AWork in Progress
As new contenders enter the crowded retail playing field, chains are hard-pressed to find a way to differentiate themselves. While many retailers strive to improve the customer experience to stand out in the marketplace and drive customer loyalty, successful chains know they need a knowledgeable, quality sales force at the core of this strategy.
John Anderson, director of retail industry marketing for Chelmsford, Mass.-based Kronos, chatted with Chain Store Age’s senior editor Deena M. Amato-McCoy, about how Web-based workforce-management solutions can help retailers improve employee productivity, cut labor costs and, most importantly, improve the shopping experience.
Chain Store Age: What trends are impacting workforce management?
John Anderson: Retailers feel pressure from a diverse set of competitors. This includes new online competitors as well as retailers that continue to add new merchandise categories.
Both entities are forcing businesses to renew their focus on driving the quality and consistency of the customer experience. They consider this a competitive differentiator.
The challenge is that, to a great extent, the customer’s experience depends on the quality and productivity of the retail work force. Yet, there are issues surrounding the work force.
There is an urgency across the retail industry to improve any process that impacts labor allocation and utilization. Retailers also want to increase their visibility and control of labor costs, productivity, compliance and employee turnover.
CSA: What are the newest IT-based workforce-management methods?
Anderson: Workforce management was once viewed as a few loosely cobbled point solutions. Today, retailers are demanding a complete workforce-management platform from a single vendor that enables them to deploy rapidly, without the complexities of mixing and matching multiple technologies from different vendors.
Integrated, end-to-end solutions provide full capabilities across the employee life cycle, including sales and labor budgeting, employee selection and hiring, forecasting and optimized scheduling, task management, time and attendance, absence-and-leave management, and labor analytics.
CSA: We have been hearing about the movement to centralized configuration for a while.
Anderson: Unfortunately, the retail workforce-management process still remains largely de-centralized across retail stores. However, the ideal deployment of workforce management is a centralized one. This means all sales and labor data resides in a single database that facilitates secure on-demand access for all users—store-level and executives—wherever they may be.
CSA: What other processes improve the capabilities of workforce-management solutions?
Anderson: Biometrics enables secure employee-data collection that eliminates payroll error caused by fraudulent “buddy punching.”

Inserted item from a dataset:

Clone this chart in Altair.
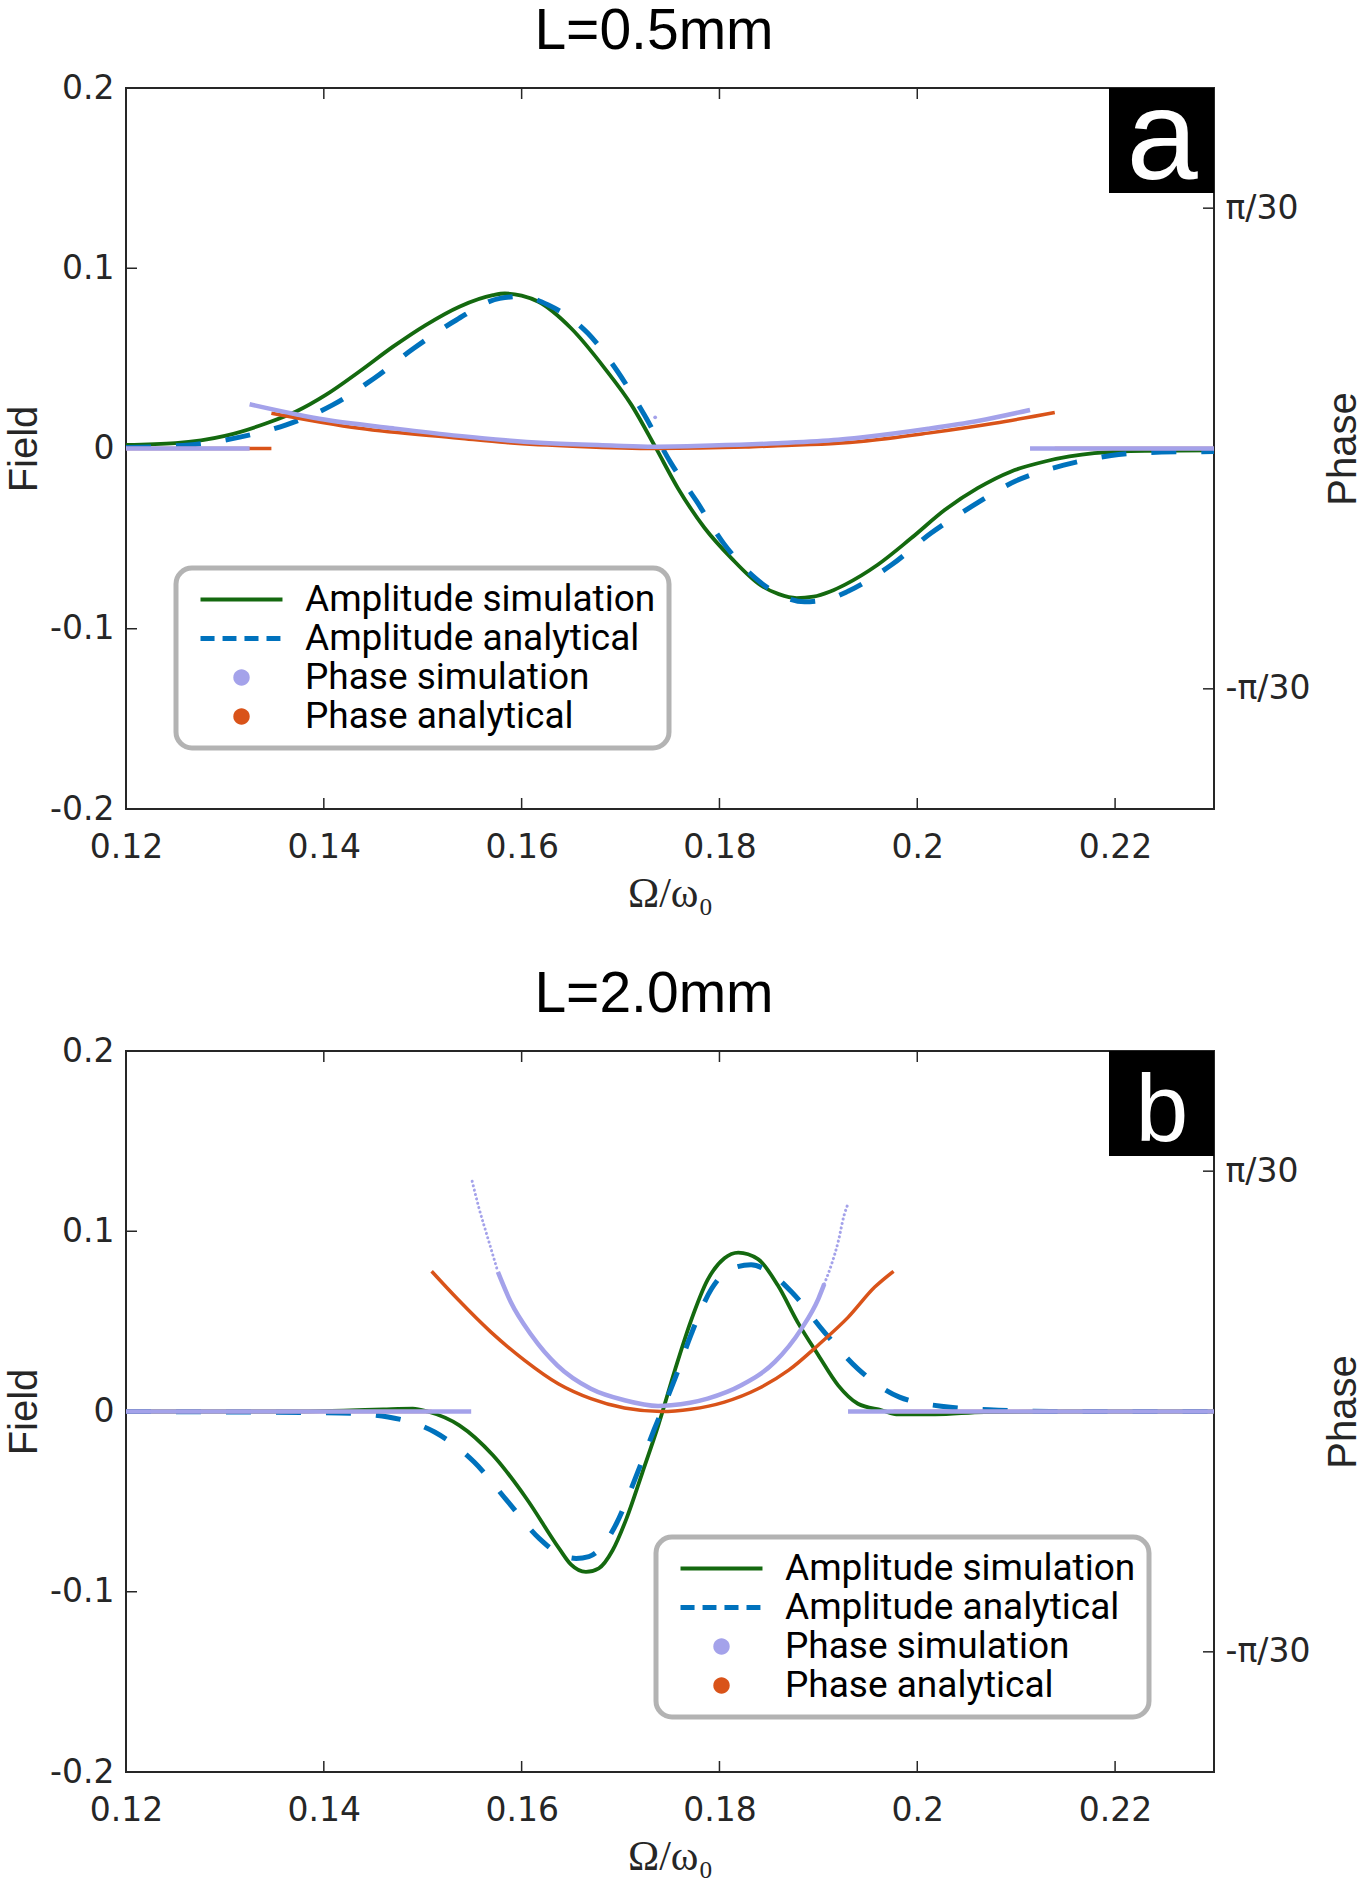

Meanwhile, advanced optimization techniques enable better decision-making for complex distributed tasks such as employee hiring and store scheduling. These processes have long been manual, time-intensive and error-prone.
Now they can be delivered as part of a single end-to-end workforce-management platform that not only automates and standardizes hiring and scheduling processes, but delivers consistent, higher-quality employees and staff schedules that are better aligned to customer demand and traffic patterns.
CSA: How has systems integration played a role in workforce management?
Anderson: Systems integration is a critical component to successful deployment. The most important connections are feeds to and from point-of-sale, human resources and payroll systems.
Leading retailers are also beginning to source customer-demand data from other sources, including traffic counters and supermarket-scale systems. Data from these systems enable a retailer to further enhance forecast accuracy and schedule quality.
CSA: What work still needs to be done here?
Anderson: There have been many advances in workforce management over the last few years, including the introduction of task-management solutions that aim to streamline communication of directives from corporate, facilitate their assignment at store level and monitor overall compliance.
While they are not yet widely adopted, these applications are promising. However, they won’t approach their full potential until they are delivered with seamless integration to labor budgeting, forecasting and scheduling components. The result will be a single system of record for sales and labor productivity and store execution.